In this strange exodus not the least important person, though unobserved then, was a sturdy little fellow ten years old, energetically doing his part in rounding up the cattle and flocks as he trudged along beside the huge oxcarts. His name was Paul Stephanus Kruger. And this little man also took his first lesson in military exploits when one hundred and thirty-five Boer farmers, by ingenious use of horses and rifles, put to flight twelve thousand Metabeli spearsmen. But again the Boer was only clearing the way for British occupation, which, commencing at Natal in 1842, had, by 1848, extended over the entire Orange Free State. And then there was another trek. Again the Boers migrated, this time crossing the River Vaal, and founding a "Transvaal Republic."

In the history of the next thirty years we see not a vacillating, but rather a tentative policy, behind which was always an inflexible purpose to establish British rule in South Africa, peaceably, if possible, or by force, if compelled. The British Government was trying to bring to terms the most intractable race it had ever dealt with in all its colonizing experience. The thing which embarrassed the English was that flaw in their claim; and the trouble with the Boers was that they were archaic in their ideals, and obstructive to all policies which belonged to a modern civilization. They had stopped growing when they left Holland. The emancipation and the philanthropies forced upon them by a people who were stealing their land, exasperated them, and outraged their sense of justice; and when the English punished them for cruelties to the native savages, by executing four Boers, vitriol was poured upon an open wound, and peace was forever impossible.

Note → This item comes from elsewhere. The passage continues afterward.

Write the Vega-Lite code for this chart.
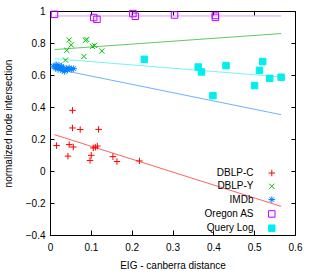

In 1852 England, in placating mood, yielded the local control of the Orange Free State and the Transvaal Republic. But in less than five years the Boers had thrown away their opportunity by strife and discord among themselves, and had separated into four small hostile Republics, which Paul Stephanus Kruger, then President of the Transvaal, was vainly striving to bring together. The only time they were not at war with each other was when they were all fighting the natives, with whom they never established friendly relations. Perhaps it is asking too much of a people so many times emptied from one region into another, to have established internal conditions, economic and political, such as belong to ordinary civilized states. But the condition of disorder had become such that the British Government believed, or at least claimed to believe, that as a measure of safety to their own Colonies, the Transvaal should be annexed to the Colony at the Cape.

The people were cautiously approached upon this subject, and even some of the leaders among the burghers advocated the measure as the best, and, indeed, only thing possible in the present state of demoralization.